The top elected officials from the Chesapeake Bay region acknowledged yesterday what scientists and environmental advocates have been saying for years: They will not achieve their goals for cleaning up the bay by 2010.
However, members of the Chesapeake Bay Executive Council -- which includes the governors of Maryland, Virginia and Pennsylvania, and the mayor of Washington -- said they will enact programs and policies by 2010 to reach the benchmarks for reducing pollutants such as nitrogen and phosphorus in the bay and its tributaries.
"We're not going to hit it by 2010, not on water quality, not on nutrient reduction, not on sediment issues," said Maryland Gov. Martin O'Malley, a Democrat, who chairs the council. "But we are all doing more. ... Now that we have an alignment and commitment of leadership across this region, more progress is possible, but the question of when we achieve those goals will depend on leadership in the nation at the highest level."

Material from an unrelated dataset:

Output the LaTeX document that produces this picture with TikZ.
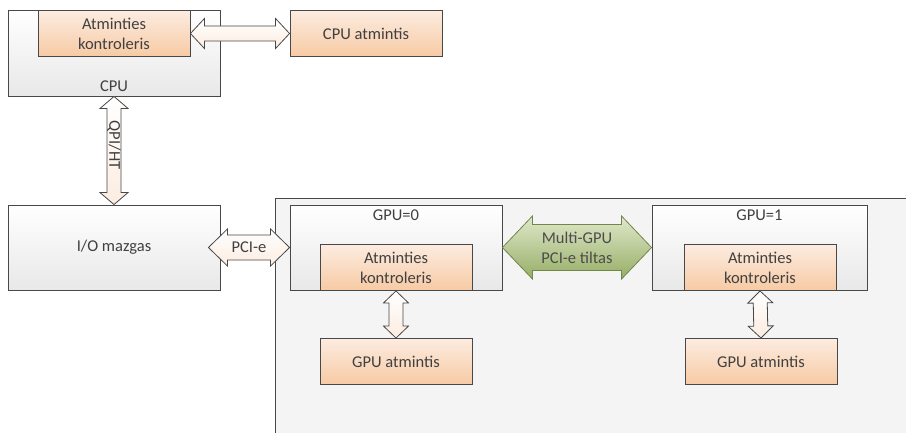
\documentclass[tikz,border=0pt]{standalone}
\usepackage{fontspec}
\setmainfont{Carlito}
\usepackage{tikz}
\usetikzlibrary{positioning,calc}
\definecolor{textgray}{RGB}{64,64,64}
\definecolor{linegray}{RGB}{72,72,72}
\definecolor{boxbot}{RGB}{232,232,232}
\definecolor{memtop}{RGB}{252,236,224}
\definecolor{membot}{RGB}{247,202,164}
\definecolor{bridgetop}{RGB}{224,232,202}
\definecolor{bridgebot}{RGB}{150,174,102}
\definecolor{bridgeline}{RGB}{112,134,74}
\definecolor{panelgray}{RGB}{244,244,244}

% double block arrow: [style]{from}{to}{shaft half}{head half}{head length}
\newcommand{\dblarrow}[6][]{%
  \coordinate (da1) at ($(#2)!#6!(#3)$);
  \coordinate (da2) at ($(#3)!#6!(#2)$);
  \draw[#1] (#2) -- ($(da1)!#5!90:(#3)$) -- ($(da1)!#4!90:(#3)$)
    -- ($(da2)!#4!-90:(#2)$) -- ($(da2)!#5!-90:(#2)$) -- (#3)
    -- ($(da2)!#5!90:(#2)$) -- ($(da2)!#4!90:(#2)$)
    -- ($(da1)!#4!-90:(#3)$) -- ($(da1)!#5!-90:(#3)$) -- cycle;
}

\begin{document}
\begin{tikzpicture}[
        x=1pt, y=-1pt,
        every node/.style={font=\fontsize{16.5}{20}\selectfont, text=textgray},
        graybox/.style={rectangle, draw=linegray, line width=0.9pt, top color=white, bottom color=boxbot, minimum width=212, minimum height=85},
        membox/.style={rectangle, draw=linegray, line width=0.9pt, top color=memtop, bottom color=membot, minimum width=152, minimum height=46, align=center},
        panel/.style={rectangle, draw=linegray, line width=1pt, fill=panelgray},
        bigarrow/.style={draw=linegray, line width=0.8pt, top color=white, bottom color=memtop},
        bridge/.style={draw=bridgeline, line width=0.8pt, top color=bridgetop, bottom color=bridgebot}
    ]
        \clip (0,0) rectangle (906,432);
        \fill[white] (0,0) rectangle (906,432);

        % GPU board
        \node[panel, anchor=north west, minimum width=660, minimum height=260] (board) at (275,198) {};

        % CPU side
        \node[graybox, minimum height=86] (cpu) at (114,53) {};
        \node[above=1pt of cpu.south] (cpulbl) {CPU};
        \node[membox] (cpumc) at (114,33.5) {Atminties\\kontroleris};
        \node[membox] (cpumem) at (366,33.5) {CPU atmintis};
        \node[graybox] (io) at (114,247.5) {I/O mazgas};

        % GPU=0
        \node[graybox] (gpu0) at (396,247.5) {};
        \node[below=2pt of gpu0.north] (gpu0lbl) {GPU=0};
        \node[membox] (gpu0mc) at (396,267.5) {Atminties\\kontroleris};
        \node[membox] (gpu0mem) at (396,361.5) {GPU atmintis};

        % GPU=1
        \node[graybox, minimum width=215] (gpu1) at (759.5,247.5) {};
        \node[below=2pt of gpu1.north] (gpu1lbl) {GPU=1};
        \node[membox] (gpu1mc) at (760,267.5) {Atminties\\kontroleris};
        \node[membox] (gpu1mem) at (761,361.5) {GPU atmintis};

        % connections
        \dblarrow[bigarrow]{cpumc.east}{cpumem.west}{7.5pt}{15pt}{14pt}
        \dblarrow[bigarrow]{cpu.south}{io.north}{7pt}{14pt}{12pt}
        \node[rotate=-90] (qpi) at ($(cpu.south)!0.45!(io.north)$) {QPI/HT};
        \coordinate (pcistart) at ($(io.east)+(-12,0)$);
        \dblarrow[bigarrow]{pcistart}{gpu0.west}{12.5pt}{18.5pt}{19pt}
        \node (pci) at ($(pcistart)!0.5!(gpu0.west)$) {PCI-e};
        \dblarrow[bridge]{gpu0.east}{gpu1.west}{23pt}{31.5pt}{30pt}
        \node[align=center, text=black!70] (sli) at ($(gpu0.east)!0.5!(gpu1.west)$) {Multi-GPU\\PCI-e tiltas};
        \dblarrow[bigarrow]{gpu0mc.south}{gpu0mem.north}{7pt}{12.5pt}{12pt}
        \dblarrow[bigarrow]{gpu1mc.south}{gpu1mem.north}{7pt}{12.5pt}{12pt}
    \end{tikzpicture}
\end{document}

To that end, the governors and Washington Mayor Adrian M. Fenty sent a letter to congressional leaders yesterday urging them to enact President Bush's farm bill, now stalled in the U.S. Senate. That legislation, if enacted, would provide $150 million to $160 million more per year to improve agricultural conservation in the Chesapeake Bay region.
Regional leaders are also pushing for an overhaul of the Washington area's Blue Plains Wastewater Treatment Plant, which officials said is the single largest source of bay pollution. The project is estimated to cost as much as $4 billion.
The Environmental Protection Agency and the U.S. Department of Agriculture will allocate $11 million to help develop new pollution-control technology and techniques, EPA Administrator Stephen L. Johnson announced yesterday. He said the agency is committed to a variety of measures -- such as reducing fossil fuel consumption and improving storm water management -- to improve the health of the bay.
"Everybody recognized that over the past 25 years, we have made collective progress in helping to restore the bay," Johnson said in an interview. "Having said that ... it's also clear that we have more work to do."
The 2010 goals, established four years ago in accordance with a 2000 pact, call for reductions of 110 million pounds of nitrogen, 6.3 million pounds of phosphorus and 900,000 tons of sediment flowing into the bay. So far, according to the Chesapeake Bay Program, the region has reduced nitrogen by 23 million pounds, phosphorus by 800,000 pounds and sediment by 300,000 tons.
High concentrations of those pollutants in the bay contribute to poor water quality and "dead zones" in which there is too little oxygen in the water to support aquatic life.
Yesterday's meeting came days after the Chesapeake Bay Foundation concluded that the bay's health is slipping. Foundation President William C. Baker said he wished the leaders had committed to dollar amounts or specific programs for bay restoration, but he said he was pleased with the meeting.
"They said, 'Hold us accountable,'" Baker said. "I thought that was a new and encouraging sign."
In addition to the "flush tax" to clean up wastewater treatment plants, pushed through in 2004 by then-Gov. Robert L. Ehrlich Jr., Maryland recently established a new $50 million annual fund to tackle pollution from agricultural and other sources.
O'Malley and Fenty were joined at yesterday's meeting by Virginia Gov. Tim Kaine and Pennsylvania Gov. Edward G. Rendell, both Democrats, and officials from the Chesapeake Bay Commission, Delaware, West Virginia, the EPA and the USDA.
The officials met for several hours behind closed doors yesterday at the State House in Annapolis and then fielded questions from reporters.
Kaine said that Virginia is on path to achieving its goals for reducing "point source" pollution -- the kind that comes from wastewater treatment plants and industrial sites -- and that he will focus on non-point source pollution, such as agricultural runoff.
Rendell signaled a willingness to invest more in bay restoration, if the federal government can be persuaded to match the funds. Although his state comprises a large swath of the bay's watershed, it has traditionally lagged in addressing bay issues, because it does not border the Chesapeake.
Kaine said little was done to accomplish the 2010 goals in the first few years of the agreement, but he said the pace of improvements is accelerating.
"So much of what's been done has been done in the last four years," Kaine said.